[begin DATA LINES]

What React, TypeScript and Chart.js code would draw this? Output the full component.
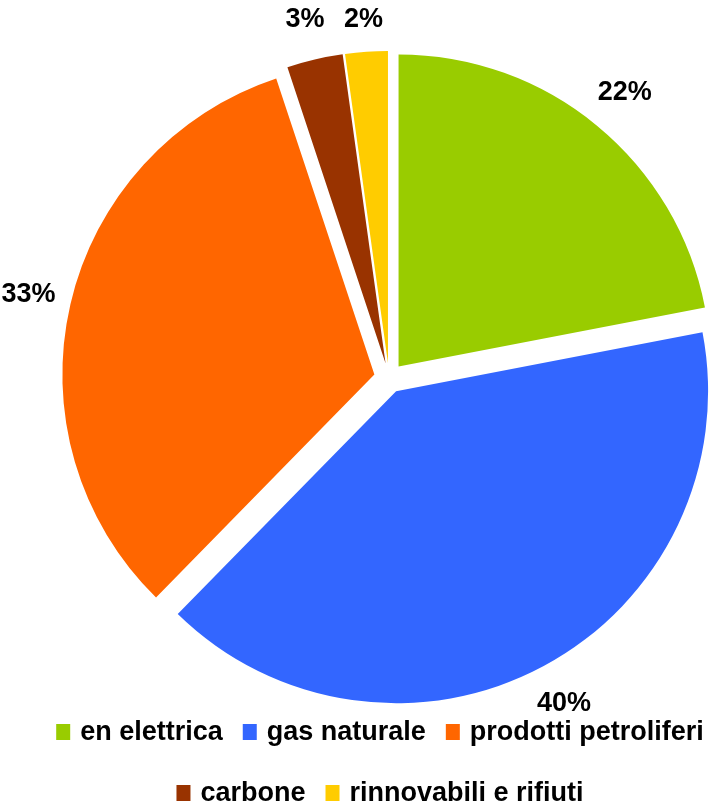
import React, { useEffect, useRef } from "react";
import { Chart, registerables } from "chart.js";

Chart.register(...registerables);

// ---- data ----
const categories = [
  "en elettrica",
  "gas naturale",
  "prodotti petroliferi",
  "carbone",
  "rinnovabili e rifiuti",
];
const shares = [22, 40.4, 32.6, 2.9, 2.2];
const colors = ["#99CC00", "#3366FF", "#FF6600", "#993300", "#FFCC00"];
const legendRows = [
  [0, 1, 2],
  [3, 4],
];

// ---- style / layout constants ----
const FONT = '"Liberation Sans", Arial, Helvetica, sans-serif';
const EXPLODE = 15;
const RADIUS = 312;
const LABEL_GAP = 58;
const LABEL_MIN_Y = 20;
const FONT_SIZE = 27;
const LEGEND_CENTER_X = 380;
const LEGEND_BASELINES = [740, 801];
const LEGEND_BOX_W = 14;
const LEGEND_BOX_H = 16;
const LEGEND_TEXT_GAP = 10;
const LEGEND_ITEM_GAP = 20;

const explodePlugin = {
  id: "explodeSlices",
  beforeDatasetsDraw(chart: any) {
    const meta = chart.getDatasetMeta(0);
    meta.data.forEach((arc: any) => {
      if (arc.__exploded) return;
      const orig = arc.draw.bind(arc);
      arc.draw = (ctx: CanvasRenderingContext2D, area: any) => {
        const mid = (arc.startAngle + arc.endAngle) / 2;
        ctx.save();
        ctx.translate(Math.cos(mid) * EXPLODE, Math.sin(mid) * EXPLODE);
        orig(ctx, area);
        ctx.restore();
      };
      arc.__exploded = true;
    });
  },
};

const labelPlugin = {
  id: "pctLabels",
  afterDatasetsDraw(chart: any) {
    const ctx: CanvasRenderingContext2D = chart.ctx;
    const meta = chart.getDatasetMeta(0);
    const values: number[] = chart.data.datasets[0].data;
    const total = values.reduce((a, b) => a + b, 0);
    ctx.save();
    ctx.font = `bold ${FONT_SIZE}px ${FONT}`;
    ctx.fillStyle = "#000000";
    ctx.textAlign = "center";
    ctx.textBaseline = "middle";
    meta.data.forEach((arc: any, i: number) => {
      const { x, y, startAngle, endAngle, outerRadius } = arc.getProps(
        ["x", "y", "startAngle", "endAngle", "outerRadius"],
        true
      );
      const mid = (startAngle + endAngle) / 2;
      const d = outerRadius + LABEL_GAP;
      const lx = x + Math.cos(mid) * d;
      const ly = Math.max(y + Math.sin(mid) * d, LABEL_MIN_Y);
      ctx.fillText(Math.round((values[i] / total) * 100) + "%", lx, ly);
    });
    ctx.restore();
  },
};

const legendPlugin = {
  id: "customLegend",
  afterDraw(chart: any) {
    const ctx: CanvasRenderingContext2D = chart.ctx;
    const labels: string[] = chart.data.labels;
    const bg: string[] = chart.data.datasets[0].backgroundColor;
    ctx.save();
    ctx.font = `bold ${FONT_SIZE}px ${FONT}`;
    ctx.textAlign = "left";
    ctx.textBaseline = "alphabetic";
    legendRows.forEach((row, r) => {
      const widths = row.map(
        (i) => LEGEND_BOX_W + LEGEND_TEXT_GAP + ctx.measureText(labels[i]).width
      );
      const total =
        widths.reduce((a, b) => a + b, 0) + LEGEND_ITEM_GAP * (row.length - 1);
      let x = LEGEND_CENTER_X - total / 2;
      const base = LEGEND_BASELINES[r];
      row.forEach((i, k) => {
        ctx.fillStyle = bg[i];
        ctx.fillRect(x, base - LEGEND_BOX_H, LEGEND_BOX_W, LEGEND_BOX_H);
        ctx.fillStyle = "#000000";
        ctx.fillText(labels[i], x + LEGEND_BOX_W + LEGEND_TEXT_GAP, base);
        x += widths[k] + LEGEND_ITEM_GAP;
      });
    });
    ctx.restore();
  },
};

export default function App() {
  const ref = useRef<HTMLCanvasElement>(null);
  useEffect(() => {
    const chart = new Chart(ref.current as HTMLCanvasElement, {
      type: "pie",
      data: {
        labels: categories,
        datasets: [
          {
            data: shares,
            backgroundColor: colors,
            borderWidth: 0,
          },
        ],
      },
      options: {
        responsive: false,
        animation: false,
        radius: RADIUS,
        events: [],
        layout: { padding: { left: 56, right: 0, top: 0, bottom: 52 } },
        plugins: {
          legend: { display: false },
          tooltip: { enabled: false },
          title: { display: false },
        },
      } as any,
      plugins: [explodePlugin, labelPlugin, legendPlugin],
    });
    return () => chart.destroy();
  }, []);
  return (
    <div
      style={{
        position: "absolute",
        left: 0,
        top: 0,
        width: 722,
        height: 808,
        overflow: "hidden",
        background: "#ffffff",
      }}
    >
      <canvas ref={ref} width={722} height={808} style={{ display: "block" }} />
    </div>
  );
}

[end DATA LINES]

Look through the lines above and collect those with the word "React".

[FULL SOLUTION]
What React, TypeScript and Chart.js code would draw this? Output the full component.
import React, { useEffect, useRef } from "react";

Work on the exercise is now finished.